The epipolar constraint turns a 2D search into a 1D one. A point in one image must lie on a single line in the other, the epipolar line, and that line is read off directly from $\mathbf{F}\mathbf{x}$ .
The fundamental matrix $\mathbf{F}$ packs two cameras into 7 numbers. It is $3 \times 3$ , rank 2 ( $\det \mathbf{F} = 0$ ), and scale-free, and those seven parameters are everything point matches can ever tell you about the camera pair.
The epipole is the pivot and the null vector.
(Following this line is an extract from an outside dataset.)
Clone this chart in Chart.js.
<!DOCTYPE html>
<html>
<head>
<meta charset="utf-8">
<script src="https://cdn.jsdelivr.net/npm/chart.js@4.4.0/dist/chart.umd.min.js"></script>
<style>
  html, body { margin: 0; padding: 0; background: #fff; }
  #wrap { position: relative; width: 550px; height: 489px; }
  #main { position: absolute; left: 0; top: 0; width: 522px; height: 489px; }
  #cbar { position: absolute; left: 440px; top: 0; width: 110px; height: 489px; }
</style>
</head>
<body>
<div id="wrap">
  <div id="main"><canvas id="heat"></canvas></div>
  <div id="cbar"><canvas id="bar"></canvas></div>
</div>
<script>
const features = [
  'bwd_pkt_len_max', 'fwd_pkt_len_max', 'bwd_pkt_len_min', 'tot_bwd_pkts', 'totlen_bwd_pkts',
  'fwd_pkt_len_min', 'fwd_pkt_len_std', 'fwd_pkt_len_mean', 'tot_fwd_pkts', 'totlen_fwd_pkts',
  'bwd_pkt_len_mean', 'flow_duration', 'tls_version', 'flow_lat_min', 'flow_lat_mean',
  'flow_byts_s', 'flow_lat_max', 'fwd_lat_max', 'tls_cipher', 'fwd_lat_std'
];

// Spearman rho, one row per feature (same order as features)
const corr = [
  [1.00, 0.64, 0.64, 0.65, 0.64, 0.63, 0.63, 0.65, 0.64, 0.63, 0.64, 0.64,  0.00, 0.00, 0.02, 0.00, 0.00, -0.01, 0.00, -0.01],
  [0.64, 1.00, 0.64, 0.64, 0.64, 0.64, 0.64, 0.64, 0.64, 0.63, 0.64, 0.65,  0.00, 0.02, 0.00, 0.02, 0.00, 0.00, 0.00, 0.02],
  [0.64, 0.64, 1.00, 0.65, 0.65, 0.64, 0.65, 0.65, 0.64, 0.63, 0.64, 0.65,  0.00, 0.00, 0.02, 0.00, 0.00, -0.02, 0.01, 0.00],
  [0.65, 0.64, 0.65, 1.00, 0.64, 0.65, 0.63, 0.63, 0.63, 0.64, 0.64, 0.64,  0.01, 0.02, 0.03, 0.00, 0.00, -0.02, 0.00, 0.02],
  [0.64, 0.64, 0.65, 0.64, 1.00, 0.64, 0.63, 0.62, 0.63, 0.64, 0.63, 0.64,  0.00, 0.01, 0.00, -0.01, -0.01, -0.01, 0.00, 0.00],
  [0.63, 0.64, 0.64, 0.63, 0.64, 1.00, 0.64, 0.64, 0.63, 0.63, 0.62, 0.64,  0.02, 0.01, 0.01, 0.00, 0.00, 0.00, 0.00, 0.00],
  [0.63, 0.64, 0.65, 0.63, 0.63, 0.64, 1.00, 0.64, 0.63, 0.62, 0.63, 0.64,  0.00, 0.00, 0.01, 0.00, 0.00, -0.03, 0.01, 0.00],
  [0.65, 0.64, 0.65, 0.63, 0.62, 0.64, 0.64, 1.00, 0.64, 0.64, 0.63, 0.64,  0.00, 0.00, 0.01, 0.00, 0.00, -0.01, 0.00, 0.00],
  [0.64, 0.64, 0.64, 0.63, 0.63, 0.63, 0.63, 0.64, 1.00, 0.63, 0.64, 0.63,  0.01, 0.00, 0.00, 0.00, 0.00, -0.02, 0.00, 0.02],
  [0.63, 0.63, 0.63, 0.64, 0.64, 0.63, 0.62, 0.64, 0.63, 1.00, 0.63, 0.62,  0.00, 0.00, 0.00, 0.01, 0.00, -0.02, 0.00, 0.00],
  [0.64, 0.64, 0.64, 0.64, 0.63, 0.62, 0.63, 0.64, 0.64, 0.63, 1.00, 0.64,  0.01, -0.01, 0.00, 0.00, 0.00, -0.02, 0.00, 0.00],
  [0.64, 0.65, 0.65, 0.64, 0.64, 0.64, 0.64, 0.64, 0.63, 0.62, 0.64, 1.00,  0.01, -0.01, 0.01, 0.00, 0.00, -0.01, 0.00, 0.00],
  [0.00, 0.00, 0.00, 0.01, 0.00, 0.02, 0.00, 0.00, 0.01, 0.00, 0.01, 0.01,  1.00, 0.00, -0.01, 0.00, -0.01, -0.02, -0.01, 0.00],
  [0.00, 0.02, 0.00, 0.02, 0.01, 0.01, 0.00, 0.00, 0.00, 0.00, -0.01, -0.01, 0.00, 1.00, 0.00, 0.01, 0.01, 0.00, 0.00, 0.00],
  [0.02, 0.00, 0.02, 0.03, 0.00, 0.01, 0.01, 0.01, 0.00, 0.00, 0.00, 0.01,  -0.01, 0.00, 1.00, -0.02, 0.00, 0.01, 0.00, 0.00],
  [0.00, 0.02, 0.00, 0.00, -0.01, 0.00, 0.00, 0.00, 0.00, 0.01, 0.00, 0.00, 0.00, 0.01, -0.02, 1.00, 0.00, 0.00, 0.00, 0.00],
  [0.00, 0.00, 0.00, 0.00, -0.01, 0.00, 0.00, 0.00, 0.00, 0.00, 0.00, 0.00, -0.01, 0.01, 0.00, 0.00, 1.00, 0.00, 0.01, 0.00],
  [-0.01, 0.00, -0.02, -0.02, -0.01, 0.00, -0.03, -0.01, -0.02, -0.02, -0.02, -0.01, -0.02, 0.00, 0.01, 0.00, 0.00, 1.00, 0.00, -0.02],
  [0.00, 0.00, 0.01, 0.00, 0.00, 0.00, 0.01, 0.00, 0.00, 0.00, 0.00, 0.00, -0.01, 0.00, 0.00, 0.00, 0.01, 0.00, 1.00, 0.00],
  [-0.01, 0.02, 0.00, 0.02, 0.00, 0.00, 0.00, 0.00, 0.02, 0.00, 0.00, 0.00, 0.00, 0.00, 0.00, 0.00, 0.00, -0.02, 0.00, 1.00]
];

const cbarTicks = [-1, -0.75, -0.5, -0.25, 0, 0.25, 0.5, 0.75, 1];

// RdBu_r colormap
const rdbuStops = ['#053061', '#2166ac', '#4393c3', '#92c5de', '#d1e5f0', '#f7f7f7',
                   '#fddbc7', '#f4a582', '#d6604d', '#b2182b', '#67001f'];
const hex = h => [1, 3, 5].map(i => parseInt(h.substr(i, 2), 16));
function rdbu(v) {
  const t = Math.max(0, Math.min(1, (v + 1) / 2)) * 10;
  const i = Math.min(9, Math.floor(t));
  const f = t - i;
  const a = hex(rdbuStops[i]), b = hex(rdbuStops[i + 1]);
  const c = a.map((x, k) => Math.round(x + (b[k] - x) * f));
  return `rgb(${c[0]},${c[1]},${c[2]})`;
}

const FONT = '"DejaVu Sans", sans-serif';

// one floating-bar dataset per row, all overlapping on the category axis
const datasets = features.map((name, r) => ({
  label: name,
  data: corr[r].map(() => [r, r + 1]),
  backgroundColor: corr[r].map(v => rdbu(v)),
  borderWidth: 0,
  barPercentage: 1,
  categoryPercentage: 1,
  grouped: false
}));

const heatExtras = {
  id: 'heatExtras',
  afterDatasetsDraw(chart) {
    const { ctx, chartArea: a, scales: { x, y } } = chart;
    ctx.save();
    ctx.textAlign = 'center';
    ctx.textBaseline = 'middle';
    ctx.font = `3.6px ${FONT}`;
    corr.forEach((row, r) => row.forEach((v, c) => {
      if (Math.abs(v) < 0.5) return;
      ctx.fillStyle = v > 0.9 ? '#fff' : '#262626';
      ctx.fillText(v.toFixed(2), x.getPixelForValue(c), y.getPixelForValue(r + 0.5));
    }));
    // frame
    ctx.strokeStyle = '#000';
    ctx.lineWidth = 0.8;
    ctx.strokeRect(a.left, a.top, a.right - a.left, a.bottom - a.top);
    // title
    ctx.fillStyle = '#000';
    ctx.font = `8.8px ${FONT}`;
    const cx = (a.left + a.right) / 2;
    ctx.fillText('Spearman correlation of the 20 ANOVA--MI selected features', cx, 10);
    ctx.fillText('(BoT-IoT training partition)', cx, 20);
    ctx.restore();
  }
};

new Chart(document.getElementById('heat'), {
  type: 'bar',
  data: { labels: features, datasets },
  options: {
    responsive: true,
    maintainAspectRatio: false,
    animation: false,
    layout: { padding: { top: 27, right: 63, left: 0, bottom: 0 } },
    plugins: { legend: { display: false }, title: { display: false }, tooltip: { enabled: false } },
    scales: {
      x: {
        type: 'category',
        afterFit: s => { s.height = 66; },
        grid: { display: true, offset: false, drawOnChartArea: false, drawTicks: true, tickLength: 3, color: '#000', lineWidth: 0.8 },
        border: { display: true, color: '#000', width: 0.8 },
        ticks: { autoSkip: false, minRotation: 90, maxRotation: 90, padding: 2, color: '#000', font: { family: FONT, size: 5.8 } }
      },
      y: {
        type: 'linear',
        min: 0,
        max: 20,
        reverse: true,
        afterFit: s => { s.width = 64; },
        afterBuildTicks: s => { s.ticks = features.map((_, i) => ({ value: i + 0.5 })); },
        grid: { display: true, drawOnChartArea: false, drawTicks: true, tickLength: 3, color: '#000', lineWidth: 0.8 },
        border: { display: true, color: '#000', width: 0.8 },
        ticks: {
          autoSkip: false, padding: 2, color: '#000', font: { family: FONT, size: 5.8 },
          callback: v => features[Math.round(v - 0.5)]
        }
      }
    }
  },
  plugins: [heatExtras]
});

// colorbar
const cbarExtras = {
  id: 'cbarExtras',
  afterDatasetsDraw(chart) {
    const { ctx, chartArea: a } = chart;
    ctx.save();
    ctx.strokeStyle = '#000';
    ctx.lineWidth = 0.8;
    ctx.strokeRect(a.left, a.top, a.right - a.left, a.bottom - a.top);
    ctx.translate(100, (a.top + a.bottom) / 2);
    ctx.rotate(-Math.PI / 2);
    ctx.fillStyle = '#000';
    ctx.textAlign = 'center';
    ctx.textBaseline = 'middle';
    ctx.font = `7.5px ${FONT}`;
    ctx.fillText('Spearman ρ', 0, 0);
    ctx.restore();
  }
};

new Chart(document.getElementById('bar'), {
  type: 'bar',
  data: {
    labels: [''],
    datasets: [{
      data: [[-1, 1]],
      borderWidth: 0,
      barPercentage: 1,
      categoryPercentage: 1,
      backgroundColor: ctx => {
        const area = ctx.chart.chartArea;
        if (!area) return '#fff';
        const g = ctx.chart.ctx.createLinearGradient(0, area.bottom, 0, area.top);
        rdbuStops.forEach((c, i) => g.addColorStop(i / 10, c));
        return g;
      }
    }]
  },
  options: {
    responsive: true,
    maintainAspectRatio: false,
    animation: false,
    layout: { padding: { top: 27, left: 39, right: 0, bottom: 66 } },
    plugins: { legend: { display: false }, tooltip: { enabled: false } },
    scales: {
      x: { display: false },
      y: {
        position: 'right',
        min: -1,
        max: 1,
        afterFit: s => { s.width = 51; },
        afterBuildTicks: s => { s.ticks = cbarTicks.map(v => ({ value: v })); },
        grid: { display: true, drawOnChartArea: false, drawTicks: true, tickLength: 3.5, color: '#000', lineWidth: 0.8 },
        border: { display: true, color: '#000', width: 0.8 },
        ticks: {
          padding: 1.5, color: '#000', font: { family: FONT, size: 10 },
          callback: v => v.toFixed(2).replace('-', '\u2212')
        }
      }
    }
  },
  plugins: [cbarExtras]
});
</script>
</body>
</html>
Every epipolar line passes through it, and it satisfies $\mathbf{F}\mathbf{e} = \mathbf{0}$ ; geometrically it is where the baseline pierces the image.
The essential matrix $\mathbf{E} = \mathbf{K}^{\top}\mathbf{F}\mathbf{K}'$ is the calibrated, 5-DOF version that factors as $[\mathbf{t}]_\times \mathbf{R}$ , so it hands you the camera's rotation and translation directly.
Estimate, then enforce, then robustify. The eight-point algorithm solves for $\mathbf{F}$ with SVD; normalization (Hartley, 1997) makes it accurate; rank-2 projection makes it geometrically valid; RANSAC throws out the bad matches.

Two pictures of the same world are never strangers. The rigid geometry of the cameras ties every point in one frame to a single ruled line in the other, and that line is the quiet promise underneath stereo depth, motion estimation, and every robot that finds its way by looking.

Switch eyes one more time and watch your finger jump against the still wall. You are not seeing two images. You are seeing the line that joins them.